Extend and use timekeeper infrastructure instead.
Make kvm-clock stable in L2 using the changed timekeeper
Signed-off-by: Denis Plotnikov <dplotnikov@virtuozzo.com>
---
arch/x86/include/asm/kvm_host.h | 2 +-
arch/x86/kvm/x86.c | 294 +++++++++++-----------------------------
include/linux/timekeeping.h | 19 ++-
kernel/time/timekeeping.c | 22 ++-
4 files changed, 117 insertions(+), 220 deletions(-)

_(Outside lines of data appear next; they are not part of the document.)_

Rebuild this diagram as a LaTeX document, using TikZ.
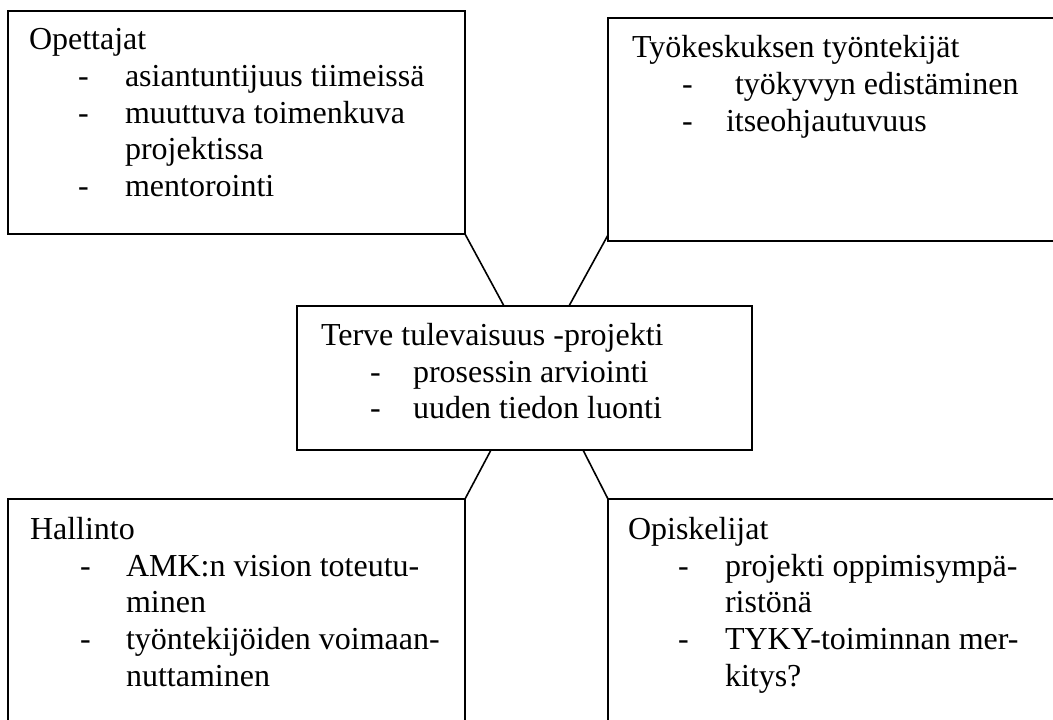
\documentclass[tikz,border=0pt]{standalone}
\usepackage{fontspec}
\setmainfont{Liberation Serif}
\usetikzlibrary{calc}
\newcommand{\boxfont}{\fontsize{24}{27.5}\selectfont}
\tikzset{
  x=0.75pt, y=-0.75pt,
  framebox/.style={draw=black, line width=1.5pt, rectangle, inner sep=0pt, outer sep=0pt, anchor=north west},
  txt/.style={anchor=base west, inner sep=0pt, outer sep=0pt, font=\boxfont},
  link/.style={draw=black, line width=1.2pt}
}
\begin{document}
\begin{tikzpicture}
\useasboundingbox (0,0) rectangle (1053,720);
\fill[white] (0,0) rectangle (1053,720);
\clip (0,0) rectangle (1053,720);

% boxes
\node[framebox, minimum width=342.75pt, minimum height=167.25pt] (tl) at (8,11) {};
\node[framebox, minimum width=346.5pt, minimum height=167.25pt] (tr) at (608,18) {};
\node[framebox, minimum width=341.25pt, minimum height=108pt] (c) at (297,306) {};
\node[framebox, minimum width=342.75pt, minimum height=180.75pt] (bl) at (8,499) {};
\node[framebox, minimum width=346.5pt, minimum height=180.75pt] (br) at (608,499) {};

% connectors
\draw[link] (tl.south east) -- ($(c.north west)+(207,0)$);
\draw[link] ($(tr.south west)+(0,-6)$) -- ($(c.north west)+(272,0)$);
\draw[link] ($(c.south west)+(194,0)$) -- (bl.north east);
\draw[link] ($(c.south west)+(286,0)$) -- (br.north west);

% top-left text
\node[txt] (tlt) at (29,50) {Opettajat};
\node[txt] (tld1) at (78,87) {-};
\node[txt] (tli1) at (125,87) {asiantuntijuus tiimeissä};
\node[txt] (tld2) at (78,124) {-};
\node[txt] (tli2) at (125,124) {muuttuva toimenkuva};
\node[txt] (tli2b) at (125,160) {projektissa};
\node[txt] (tld3) at (78,197) {-};
\node[txt] (tli3) at (125,197) {mentorointi};

% top-right text
\node[txt] (trt) at (632,58) {Työkeskuksen työntekijät};
\node[txt] (trd1) at (682,95) {-};
\node[txt] (tri1) at (735,95) {työkyvyn edistäminen};
\node[txt] (trd2) at (682,132) {-};
\node[txt] (tri2) at (726,132) {itseohjautuvuus};

% center text
\node[txt] (ct) at (321,345) {Terve tulevaisuus -projekti};
\node[txt] (cd1) at (370,382) {-};
\node[txt] (ci1) at (413,382) {prosessin arviointi};
\node[txt] (cd2) at (370,418) {-};
\node[txt] (ci2) at (413,418) {uuden tiedon luonti};

% bottom-left text
\node[txt] (blt) at (30,539) {Hallinto};
\node[txt] (bld1) at (80,576) {-};
\node[txt] (bli1) at (126,576) {AMK:n vision toteutu-};
\node[txt] (bli1b) at (126,612) {minen};
\node[txt] (bld2) at (80,649) {-};
\node[txt] (bli2) at (126,649) {työntekijöiden voimaan-};
\node[txt] (bli2b) at (126,686) {nuttaminen};

% bottom-right text
\node[txt] (brt) at (628,539) {Opiskelijat};
\node[txt] (brd1) at (678,576) {-};
\node[txt] (bri1) at (725,576) {projekti oppimisympä-};
\node[txt] (bri1b) at (725,612) {ristönä};
\node[txt] (brd2) at (678,649) {-};
\node[txt] (bri2) at (725,649) {TYKY-toiminnan mer-};
\node[txt] (bri2b) at (725,686) {kitys?};
\end{tikzpicture}
\end{document}
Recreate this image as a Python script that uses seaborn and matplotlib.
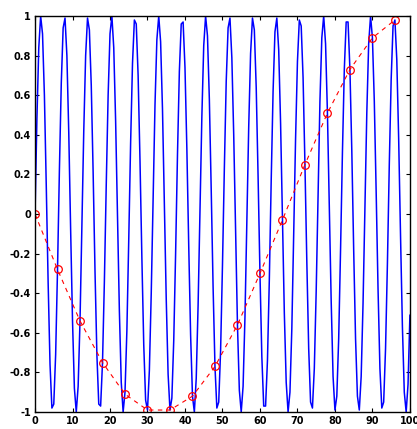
import numpy as np
import pandas as pd
import matplotlib
matplotlib.use("Agg")
import matplotlib.pyplot as plt
import seaborn as sns

# Continuous signal, sampled every 0.5 on [0, 100]
t_fine = np.arange(0, 100.5, 0.5)
signal_values = [
    0.00, 0.48, 0.84, 1.00, 0.91, 0.60, 0.14, -0.35, -0.76, -0.98, -0.96, -0.71, -0.28,
    0.22, 0.66, 0.94, 0.99, 0.80, 0.41, -0.08, -0.54, -0.88, -1.00, -0.87, -0.54, -0.07,
    0.42, 0.80, 0.99, 0.93, 0.65, 0.21, -0.29, -0.71, -0.96, -0.97, -0.75, -0.34,
    0.15, 0.60, 0.91, 1.00, 0.84, 0.47, -0.01, -0.49, -0.85, -1.00, -0.90, -0.59, -0.13,
    0.36, 0.76, 0.98, 0.96, 0.70, 0.27, -0.22, -0.66, -0.94, -0.99, -0.79, -0.40,
    0.08, 0.55, 0.88, 1.00, 0.87, 0.53, 0.06, -0.43, -0.81, -0.99, -0.93, -0.64, -0.20,
    0.30, 0.72, 0.96, 0.97, 0.74, 0.33, -0.16, -0.61, -0.92, -1.00, -0.83, -0.46,
    0.02, 0.49, 0.85, 1.00, 0.90, 0.58, 0.12, -0.37, -0.77, -0.98, -0.95, -0.69, -0.26,
    0.23, 0.67, 0.94, 0.99, 0.79, 0.40, -0.09, -0.56, -0.89, -1.00, -0.87, -0.52, -0.05,
    0.44, 0.81, 0.99, 0.93, 0.64, 0.19, -0.30, -0.72, -0.97, -0.97, -0.74, -0.33,
    0.17, 0.62, 0.92, 0.99, 0.83, 0.46, -0.03, -0.50, -0.85, -1.00, -0.90, -0.58, -0.11,
    0.38, 0.77, 0.98, 0.95, 0.69, 0.25, -0.24, -0.68, -0.95, -0.98, -0.78, -0.39,
    0.10, 0.57, 0.89, 1.00, 0.86, 0.51, 0.04, -0.44, -0.82, -0.99, -0.92, -0.63, -0.18,
    0.31, 0.73, 0.97, 0.97, 0.73, 0.32, -0.18, -0.63, -0.92, -0.99, -0.82, -0.45,
    0.04, 0.51, 0.86, 1.00, 0.89, 0.57, 0.11, -0.38, -0.78, -0.98, -0.95, -0.68, -0.25,
    0.25, 0.68, 0.95, 0.98, 0.78, 0.38, -0.11, -0.57, -0.90, -1.00, -0.86, -0.51,
]

# Samples taken every 6 units (aliased)
t_samples = [0, 6, 12, 18, 24, 30, 36, 42, 48, 54, 60, 66, 72, 78, 84, 90, 96]
sample_values = [0.00, -0.28, -0.54, -0.75, -0.91, -0.99, -0.99, -0.92, -0.77,
                 -0.56, -0.30, -0.03, 0.25, 0.51, 0.73, 0.89, 0.98]

x_ticks = [0, 10, 20, 30, 40, 50, 60, 70, 80, 90, 100]
y_ticks = [-1, -0.8, -0.6, -0.4, -0.2, 0, 0.2, 0.4, 0.6, 0.8, 1]
y_tick_labels = ["-1", "-0.8", "-0.6", "-0.4", "-0.2", "0", "0.2", "0.4", "0.6", "0.8", "1"]

sns.set_style("white")
plt.rcParams["font.family"] = ["DejaVu Sans"]

fig = plt.figure(figsize=(4.17, 4.29), dpi=100)
ax = fig.add_axes([0.084, 0.0396, 0.899, 0.923])

fine_df = pd.DataFrame({"t": t_fine, "y": signal_values})
samp_df = pd.DataFrame({"t": t_samples, "y": sample_values})

sns.lineplot(data=fine_df, x="t", y="y", ax=ax, color="#0000ff", linewidth=1.1,
             sort=False, estimator=None)
sns.lineplot(data=samp_df, x="t", y="y", ax=ax, color="#ff0000", linewidth=0.8,
             linestyle=(0, (4, 4)), marker="o", markersize=5.5,
             markerfacecolor="none", markeredgecolor="#ff0000", markeredgewidth=0.9,
             sort=False, estimator=None)

ax.set_xlim(0, 100)
ax.set_ylim(-1, 1)
ax.set_xticks(x_ticks)
ax.set_xticklabels([str(v) for v in x_ticks])
ax.set_yticks(y_ticks)
ax.set_yticklabels(y_tick_labels)
ax.set_xlabel("")
ax.set_ylabel("")
ax.tick_params(direction="in", length=3, width=0.8, labelsize=7, pad=3,
               top=True, right=True, bottom=True, left=True, colors="black")
for lbl in ax.get_xticklabels() + ax.get_yticklabels():
    lbl.set_fontweight("bold")
for side in ax.spines.values():
    side.set_color("black")
    side.set_linewidth(1.0)

fig.savefig("out.png", dpi=100, facecolor="white")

diff --git a/arch/x86/include/asm/kvm_host.h b/arch/x86/include/asm/kvm_host.h
index 695605e..66d678c 100644
--- a/arch/x86/include/asm/kvm_host.h
+++ b/arch/x86/include/asm/kvm_host.h
@@ -781,7 +781,7 @@ struct kvm_arch {
u64 cur_tsc_generation;
int nr_vcpus_matched_tsc;
- spinlock_t pvclock_gtod_sync_lock;
+ spinlock_t master_clock_lock;
bool use_master_clock;
u64 master_kernel_ns;
u64 master_cycle_now;
diff --git a/arch/x86/kvm/x86.c b/arch/x86/kvm/x86.c
index 87d3cb9..49ae57fc 100644
--- a/arch/x86/kvm/x86.c
+++ b/arch/x86/kvm/x86.c
@@ -50,6 +50,7 @@
#include <linux/hash.h>
#include <linux/pci.h>
#include <linux/timekeeper_internal.h>
+#include <linux/timekeeping.h>
#include <linux/pvclock_gtod.h>
#include <linux/kvm_irqfd.h>
#include <linux/irqbypass.h>
@@ -1131,50 +1132,6 @@ static int do_set_msr(struct kvm_vcpu *vcpu, unsigned index, u64 *data)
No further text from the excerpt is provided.